Exercise data:
▼

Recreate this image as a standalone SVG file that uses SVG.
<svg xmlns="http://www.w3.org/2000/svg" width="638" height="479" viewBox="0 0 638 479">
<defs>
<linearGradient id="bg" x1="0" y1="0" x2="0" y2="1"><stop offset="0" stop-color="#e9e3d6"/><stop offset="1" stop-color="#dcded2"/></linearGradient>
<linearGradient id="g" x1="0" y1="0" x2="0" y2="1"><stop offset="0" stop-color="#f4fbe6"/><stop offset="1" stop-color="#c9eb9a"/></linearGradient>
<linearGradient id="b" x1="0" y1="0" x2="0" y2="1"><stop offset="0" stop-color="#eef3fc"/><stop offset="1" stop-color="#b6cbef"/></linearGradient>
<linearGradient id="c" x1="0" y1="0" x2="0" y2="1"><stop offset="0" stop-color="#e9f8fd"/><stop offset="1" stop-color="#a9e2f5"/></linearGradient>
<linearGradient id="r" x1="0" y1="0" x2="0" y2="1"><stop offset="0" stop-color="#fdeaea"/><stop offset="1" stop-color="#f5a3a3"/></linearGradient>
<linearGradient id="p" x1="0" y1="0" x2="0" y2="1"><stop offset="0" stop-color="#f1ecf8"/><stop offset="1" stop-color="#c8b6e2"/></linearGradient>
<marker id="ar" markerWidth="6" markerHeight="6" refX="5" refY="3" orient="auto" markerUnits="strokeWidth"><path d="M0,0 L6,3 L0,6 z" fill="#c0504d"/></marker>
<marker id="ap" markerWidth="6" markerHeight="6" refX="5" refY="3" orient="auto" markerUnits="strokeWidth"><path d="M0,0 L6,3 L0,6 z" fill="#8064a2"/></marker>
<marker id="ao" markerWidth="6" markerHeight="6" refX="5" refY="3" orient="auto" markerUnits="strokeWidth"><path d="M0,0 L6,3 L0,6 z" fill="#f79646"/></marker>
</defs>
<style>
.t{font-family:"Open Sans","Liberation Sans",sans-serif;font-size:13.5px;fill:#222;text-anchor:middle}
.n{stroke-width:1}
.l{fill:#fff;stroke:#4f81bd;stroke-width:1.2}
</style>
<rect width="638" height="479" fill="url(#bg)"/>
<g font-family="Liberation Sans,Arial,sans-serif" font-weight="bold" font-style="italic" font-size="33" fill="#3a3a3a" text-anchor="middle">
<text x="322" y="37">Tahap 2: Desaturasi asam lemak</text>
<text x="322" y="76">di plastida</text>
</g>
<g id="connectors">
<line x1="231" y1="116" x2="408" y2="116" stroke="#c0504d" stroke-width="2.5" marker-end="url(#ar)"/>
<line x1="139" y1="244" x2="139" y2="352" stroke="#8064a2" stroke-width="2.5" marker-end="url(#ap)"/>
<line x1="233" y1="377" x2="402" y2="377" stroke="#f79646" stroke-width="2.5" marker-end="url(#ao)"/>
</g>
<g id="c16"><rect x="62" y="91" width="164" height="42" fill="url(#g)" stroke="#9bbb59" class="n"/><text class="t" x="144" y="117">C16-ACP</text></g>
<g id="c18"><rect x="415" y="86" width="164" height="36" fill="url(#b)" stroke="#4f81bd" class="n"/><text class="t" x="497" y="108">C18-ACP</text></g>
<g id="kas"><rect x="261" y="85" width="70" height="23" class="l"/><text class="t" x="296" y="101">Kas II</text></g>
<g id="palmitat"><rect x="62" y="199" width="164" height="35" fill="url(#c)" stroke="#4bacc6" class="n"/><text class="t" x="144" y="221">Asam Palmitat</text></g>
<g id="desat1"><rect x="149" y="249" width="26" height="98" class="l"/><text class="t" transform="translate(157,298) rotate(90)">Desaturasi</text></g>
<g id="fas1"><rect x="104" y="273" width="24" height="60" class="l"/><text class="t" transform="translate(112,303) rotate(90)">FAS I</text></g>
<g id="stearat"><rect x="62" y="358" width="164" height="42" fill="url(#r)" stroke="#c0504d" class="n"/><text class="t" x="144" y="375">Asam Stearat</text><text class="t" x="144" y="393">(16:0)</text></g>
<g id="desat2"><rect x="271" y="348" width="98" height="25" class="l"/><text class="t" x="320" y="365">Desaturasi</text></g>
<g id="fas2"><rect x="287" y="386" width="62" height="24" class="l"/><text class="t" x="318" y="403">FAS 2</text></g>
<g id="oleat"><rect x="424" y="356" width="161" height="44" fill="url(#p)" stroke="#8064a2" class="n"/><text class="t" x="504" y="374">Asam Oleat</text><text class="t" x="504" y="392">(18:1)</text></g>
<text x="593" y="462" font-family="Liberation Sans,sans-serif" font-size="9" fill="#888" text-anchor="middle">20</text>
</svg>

▲
▼

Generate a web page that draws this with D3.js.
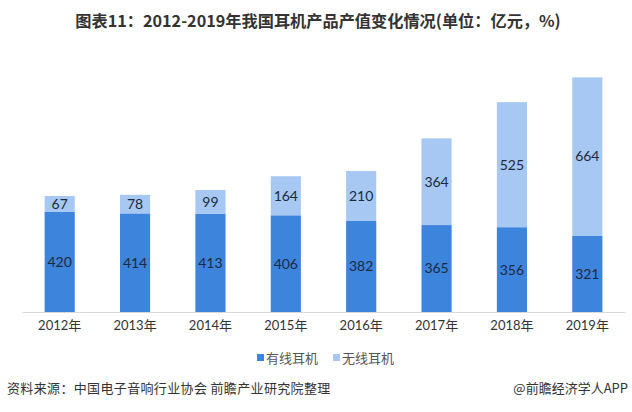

▲
▼

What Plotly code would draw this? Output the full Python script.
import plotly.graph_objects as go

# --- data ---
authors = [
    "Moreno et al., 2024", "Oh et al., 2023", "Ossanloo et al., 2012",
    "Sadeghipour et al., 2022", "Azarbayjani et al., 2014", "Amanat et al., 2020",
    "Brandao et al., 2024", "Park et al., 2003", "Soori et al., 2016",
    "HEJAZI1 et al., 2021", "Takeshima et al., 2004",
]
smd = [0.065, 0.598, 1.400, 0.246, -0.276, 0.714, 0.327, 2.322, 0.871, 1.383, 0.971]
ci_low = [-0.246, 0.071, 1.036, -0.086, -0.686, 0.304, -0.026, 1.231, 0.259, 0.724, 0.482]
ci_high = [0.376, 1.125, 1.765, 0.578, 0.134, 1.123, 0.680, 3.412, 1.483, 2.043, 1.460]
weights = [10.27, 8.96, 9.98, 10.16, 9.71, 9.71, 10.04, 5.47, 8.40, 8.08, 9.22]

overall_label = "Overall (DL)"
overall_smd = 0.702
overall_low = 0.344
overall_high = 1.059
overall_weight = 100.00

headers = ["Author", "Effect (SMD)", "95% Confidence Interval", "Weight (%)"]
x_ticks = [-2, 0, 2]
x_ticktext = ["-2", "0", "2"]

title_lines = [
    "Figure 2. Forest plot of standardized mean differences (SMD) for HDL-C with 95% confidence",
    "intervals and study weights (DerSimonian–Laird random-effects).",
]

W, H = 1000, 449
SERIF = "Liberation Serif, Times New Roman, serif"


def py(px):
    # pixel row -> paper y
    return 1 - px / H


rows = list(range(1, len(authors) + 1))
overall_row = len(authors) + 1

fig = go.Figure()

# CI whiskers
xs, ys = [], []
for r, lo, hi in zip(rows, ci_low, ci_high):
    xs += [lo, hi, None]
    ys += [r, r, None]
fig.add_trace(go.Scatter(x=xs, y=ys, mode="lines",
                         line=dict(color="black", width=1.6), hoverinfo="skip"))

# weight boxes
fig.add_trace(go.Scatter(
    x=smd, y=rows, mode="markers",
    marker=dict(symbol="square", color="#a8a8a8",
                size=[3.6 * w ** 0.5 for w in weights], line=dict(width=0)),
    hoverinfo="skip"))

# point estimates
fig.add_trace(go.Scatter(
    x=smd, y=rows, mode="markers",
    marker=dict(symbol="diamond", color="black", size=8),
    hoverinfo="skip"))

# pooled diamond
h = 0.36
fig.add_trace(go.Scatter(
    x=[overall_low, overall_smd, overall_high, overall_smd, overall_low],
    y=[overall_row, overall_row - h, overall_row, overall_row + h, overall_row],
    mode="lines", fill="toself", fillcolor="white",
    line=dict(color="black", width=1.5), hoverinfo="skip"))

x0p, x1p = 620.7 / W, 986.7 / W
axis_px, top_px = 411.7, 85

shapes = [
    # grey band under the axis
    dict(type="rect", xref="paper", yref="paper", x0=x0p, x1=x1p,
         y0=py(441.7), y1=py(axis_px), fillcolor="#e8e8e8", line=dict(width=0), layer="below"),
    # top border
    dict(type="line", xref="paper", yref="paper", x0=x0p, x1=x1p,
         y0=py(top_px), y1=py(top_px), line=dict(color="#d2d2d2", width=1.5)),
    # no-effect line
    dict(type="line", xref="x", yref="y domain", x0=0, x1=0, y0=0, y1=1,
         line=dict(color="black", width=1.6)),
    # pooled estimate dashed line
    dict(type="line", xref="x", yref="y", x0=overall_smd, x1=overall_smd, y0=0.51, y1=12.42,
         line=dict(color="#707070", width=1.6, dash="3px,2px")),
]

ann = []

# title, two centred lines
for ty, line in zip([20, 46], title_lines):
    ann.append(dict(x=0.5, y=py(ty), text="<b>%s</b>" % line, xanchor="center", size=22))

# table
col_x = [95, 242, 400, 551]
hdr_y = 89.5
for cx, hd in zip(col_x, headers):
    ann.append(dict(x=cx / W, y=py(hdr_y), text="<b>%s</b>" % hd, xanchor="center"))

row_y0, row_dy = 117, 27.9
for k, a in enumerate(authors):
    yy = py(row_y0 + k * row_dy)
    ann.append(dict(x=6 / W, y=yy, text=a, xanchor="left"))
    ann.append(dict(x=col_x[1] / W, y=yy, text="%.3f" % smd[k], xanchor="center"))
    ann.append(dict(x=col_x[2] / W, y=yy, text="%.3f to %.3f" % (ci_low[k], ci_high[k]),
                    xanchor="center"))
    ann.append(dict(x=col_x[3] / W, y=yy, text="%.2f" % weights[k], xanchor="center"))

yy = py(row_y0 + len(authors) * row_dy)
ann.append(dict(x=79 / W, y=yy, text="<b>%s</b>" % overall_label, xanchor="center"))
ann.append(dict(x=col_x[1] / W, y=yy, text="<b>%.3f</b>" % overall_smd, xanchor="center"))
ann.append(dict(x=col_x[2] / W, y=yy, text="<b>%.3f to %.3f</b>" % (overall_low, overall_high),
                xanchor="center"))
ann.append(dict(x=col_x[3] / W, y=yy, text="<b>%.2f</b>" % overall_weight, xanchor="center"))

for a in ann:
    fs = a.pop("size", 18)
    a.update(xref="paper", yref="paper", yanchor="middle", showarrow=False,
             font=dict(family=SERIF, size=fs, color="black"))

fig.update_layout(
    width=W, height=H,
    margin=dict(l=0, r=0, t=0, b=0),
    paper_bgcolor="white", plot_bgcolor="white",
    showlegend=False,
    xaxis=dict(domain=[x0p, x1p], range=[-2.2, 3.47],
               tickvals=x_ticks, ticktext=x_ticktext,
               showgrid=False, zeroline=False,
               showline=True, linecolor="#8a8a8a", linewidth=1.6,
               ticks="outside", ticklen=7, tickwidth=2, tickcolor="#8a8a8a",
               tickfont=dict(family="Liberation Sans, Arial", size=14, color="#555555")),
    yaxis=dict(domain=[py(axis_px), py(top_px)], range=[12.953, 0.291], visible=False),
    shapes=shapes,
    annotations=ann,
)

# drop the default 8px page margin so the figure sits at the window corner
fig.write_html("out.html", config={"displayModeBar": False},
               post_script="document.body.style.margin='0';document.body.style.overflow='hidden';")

▲

Identify all lines in the records above with the word "that".

Recreate this image as a standalone SVG file that uses SVG.
Generate a web page that draws this with D3.js.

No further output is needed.